__PROBLEM__. Look for the string "with" and copy every line that has it.

__SOURCE EXCERPT__.
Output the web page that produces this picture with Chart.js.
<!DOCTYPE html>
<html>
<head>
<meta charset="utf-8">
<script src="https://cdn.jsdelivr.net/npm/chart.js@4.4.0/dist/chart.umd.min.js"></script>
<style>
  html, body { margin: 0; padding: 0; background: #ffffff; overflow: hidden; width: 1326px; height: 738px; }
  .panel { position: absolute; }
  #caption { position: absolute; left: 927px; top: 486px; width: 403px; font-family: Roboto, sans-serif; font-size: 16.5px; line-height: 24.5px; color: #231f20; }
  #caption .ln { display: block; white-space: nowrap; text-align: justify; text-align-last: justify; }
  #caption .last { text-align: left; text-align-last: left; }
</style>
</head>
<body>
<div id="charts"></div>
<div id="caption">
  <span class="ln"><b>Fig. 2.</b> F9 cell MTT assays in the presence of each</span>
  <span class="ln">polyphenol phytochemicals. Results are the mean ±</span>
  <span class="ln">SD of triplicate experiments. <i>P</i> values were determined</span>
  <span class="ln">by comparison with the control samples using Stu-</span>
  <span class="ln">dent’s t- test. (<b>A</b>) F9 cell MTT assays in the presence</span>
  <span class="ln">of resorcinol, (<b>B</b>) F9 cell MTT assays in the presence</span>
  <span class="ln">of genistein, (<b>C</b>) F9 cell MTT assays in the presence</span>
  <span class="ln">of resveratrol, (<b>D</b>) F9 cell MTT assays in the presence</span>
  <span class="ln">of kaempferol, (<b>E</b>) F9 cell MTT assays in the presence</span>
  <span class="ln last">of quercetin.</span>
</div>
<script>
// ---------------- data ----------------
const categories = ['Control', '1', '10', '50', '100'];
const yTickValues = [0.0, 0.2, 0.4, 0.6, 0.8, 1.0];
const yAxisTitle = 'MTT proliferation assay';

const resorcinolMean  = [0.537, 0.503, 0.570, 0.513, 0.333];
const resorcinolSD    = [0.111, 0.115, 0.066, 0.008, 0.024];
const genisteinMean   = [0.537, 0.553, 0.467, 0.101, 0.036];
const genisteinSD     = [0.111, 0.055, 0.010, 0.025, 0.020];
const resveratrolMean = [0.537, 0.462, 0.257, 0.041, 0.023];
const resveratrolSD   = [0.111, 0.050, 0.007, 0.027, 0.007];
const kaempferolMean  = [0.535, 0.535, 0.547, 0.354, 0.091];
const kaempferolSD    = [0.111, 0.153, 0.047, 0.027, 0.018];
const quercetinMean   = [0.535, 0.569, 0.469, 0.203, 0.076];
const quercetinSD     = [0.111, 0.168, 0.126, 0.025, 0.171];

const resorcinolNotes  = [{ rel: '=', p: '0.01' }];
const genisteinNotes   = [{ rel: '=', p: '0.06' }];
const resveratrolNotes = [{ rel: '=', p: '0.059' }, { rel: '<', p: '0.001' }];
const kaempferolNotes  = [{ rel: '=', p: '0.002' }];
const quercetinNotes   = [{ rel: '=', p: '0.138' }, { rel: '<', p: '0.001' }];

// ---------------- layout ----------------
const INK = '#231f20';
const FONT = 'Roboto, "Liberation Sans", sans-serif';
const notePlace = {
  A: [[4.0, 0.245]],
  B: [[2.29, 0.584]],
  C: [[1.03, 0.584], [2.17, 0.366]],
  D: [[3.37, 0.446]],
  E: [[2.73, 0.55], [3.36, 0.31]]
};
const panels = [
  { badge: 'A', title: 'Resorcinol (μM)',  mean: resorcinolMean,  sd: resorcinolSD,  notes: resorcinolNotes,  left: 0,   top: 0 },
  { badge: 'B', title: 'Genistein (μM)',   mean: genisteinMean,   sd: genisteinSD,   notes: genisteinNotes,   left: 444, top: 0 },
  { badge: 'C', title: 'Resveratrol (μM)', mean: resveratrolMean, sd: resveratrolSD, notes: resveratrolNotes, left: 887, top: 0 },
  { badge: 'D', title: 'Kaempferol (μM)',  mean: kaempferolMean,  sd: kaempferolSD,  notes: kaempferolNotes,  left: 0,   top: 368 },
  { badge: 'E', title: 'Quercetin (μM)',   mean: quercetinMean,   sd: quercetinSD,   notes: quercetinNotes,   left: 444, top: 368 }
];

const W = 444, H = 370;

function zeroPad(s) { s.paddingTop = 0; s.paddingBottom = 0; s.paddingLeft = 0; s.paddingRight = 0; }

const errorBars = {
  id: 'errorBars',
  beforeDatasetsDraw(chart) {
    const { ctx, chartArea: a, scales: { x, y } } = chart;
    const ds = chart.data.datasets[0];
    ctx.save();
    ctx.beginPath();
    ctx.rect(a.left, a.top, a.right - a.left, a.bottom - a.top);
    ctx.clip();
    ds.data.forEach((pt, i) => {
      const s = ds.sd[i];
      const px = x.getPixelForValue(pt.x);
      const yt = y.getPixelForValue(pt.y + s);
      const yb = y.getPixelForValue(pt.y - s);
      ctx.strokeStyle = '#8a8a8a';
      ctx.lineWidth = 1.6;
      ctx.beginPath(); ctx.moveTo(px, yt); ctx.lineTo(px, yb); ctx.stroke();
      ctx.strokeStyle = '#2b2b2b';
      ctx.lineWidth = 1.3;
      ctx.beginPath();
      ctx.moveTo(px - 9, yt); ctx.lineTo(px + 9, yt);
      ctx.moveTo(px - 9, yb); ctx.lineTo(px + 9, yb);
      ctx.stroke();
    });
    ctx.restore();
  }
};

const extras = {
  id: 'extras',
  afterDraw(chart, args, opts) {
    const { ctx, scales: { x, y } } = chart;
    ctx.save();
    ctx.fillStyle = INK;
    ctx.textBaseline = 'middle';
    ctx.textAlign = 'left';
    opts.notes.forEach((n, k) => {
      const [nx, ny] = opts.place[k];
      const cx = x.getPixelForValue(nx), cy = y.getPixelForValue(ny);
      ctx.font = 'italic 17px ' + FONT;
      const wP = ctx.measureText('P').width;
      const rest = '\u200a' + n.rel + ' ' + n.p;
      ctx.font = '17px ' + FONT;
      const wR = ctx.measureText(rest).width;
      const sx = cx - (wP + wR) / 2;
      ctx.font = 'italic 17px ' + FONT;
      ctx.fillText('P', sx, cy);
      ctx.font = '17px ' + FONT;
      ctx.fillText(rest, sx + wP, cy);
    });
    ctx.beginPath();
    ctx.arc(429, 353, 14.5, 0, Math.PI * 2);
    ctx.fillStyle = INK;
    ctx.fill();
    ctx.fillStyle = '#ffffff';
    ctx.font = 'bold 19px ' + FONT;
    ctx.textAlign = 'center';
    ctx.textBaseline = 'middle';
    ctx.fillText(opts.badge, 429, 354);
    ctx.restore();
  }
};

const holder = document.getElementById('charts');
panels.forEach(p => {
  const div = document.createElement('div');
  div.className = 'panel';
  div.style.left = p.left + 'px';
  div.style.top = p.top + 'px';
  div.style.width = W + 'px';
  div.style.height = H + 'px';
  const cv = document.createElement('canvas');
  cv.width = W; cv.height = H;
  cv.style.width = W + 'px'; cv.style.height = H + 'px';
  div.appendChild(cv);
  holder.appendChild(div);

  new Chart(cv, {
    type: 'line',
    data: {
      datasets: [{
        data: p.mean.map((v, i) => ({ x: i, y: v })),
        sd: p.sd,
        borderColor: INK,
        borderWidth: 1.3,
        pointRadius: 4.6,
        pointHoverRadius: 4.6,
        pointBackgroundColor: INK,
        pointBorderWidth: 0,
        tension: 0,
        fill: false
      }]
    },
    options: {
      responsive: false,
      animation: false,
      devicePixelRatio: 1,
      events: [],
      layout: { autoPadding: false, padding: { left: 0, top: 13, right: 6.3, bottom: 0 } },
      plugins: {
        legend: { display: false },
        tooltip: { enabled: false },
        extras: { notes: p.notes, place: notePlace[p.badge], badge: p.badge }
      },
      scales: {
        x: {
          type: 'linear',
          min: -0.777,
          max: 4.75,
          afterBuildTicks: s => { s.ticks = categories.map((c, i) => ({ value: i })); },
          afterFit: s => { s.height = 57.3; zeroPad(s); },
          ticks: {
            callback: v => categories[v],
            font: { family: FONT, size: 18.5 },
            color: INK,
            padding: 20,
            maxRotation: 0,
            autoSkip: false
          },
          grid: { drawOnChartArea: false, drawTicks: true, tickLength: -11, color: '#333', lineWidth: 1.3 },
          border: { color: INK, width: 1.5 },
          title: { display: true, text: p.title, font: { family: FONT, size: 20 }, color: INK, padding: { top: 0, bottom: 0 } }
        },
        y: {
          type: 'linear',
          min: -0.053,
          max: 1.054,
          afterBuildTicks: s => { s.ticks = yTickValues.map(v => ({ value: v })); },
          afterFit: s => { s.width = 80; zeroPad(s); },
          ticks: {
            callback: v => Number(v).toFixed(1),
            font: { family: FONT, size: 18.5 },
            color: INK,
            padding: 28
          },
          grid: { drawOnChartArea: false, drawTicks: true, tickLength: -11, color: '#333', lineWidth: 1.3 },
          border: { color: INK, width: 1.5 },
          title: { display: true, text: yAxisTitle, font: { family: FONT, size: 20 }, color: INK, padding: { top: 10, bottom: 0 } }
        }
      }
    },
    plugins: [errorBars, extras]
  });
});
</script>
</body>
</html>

__FINISHED ANSWER__.
Output the web page that produces this picture with Chart.js.
  <span class="ln">by comparison with the control samples using Stu-</span>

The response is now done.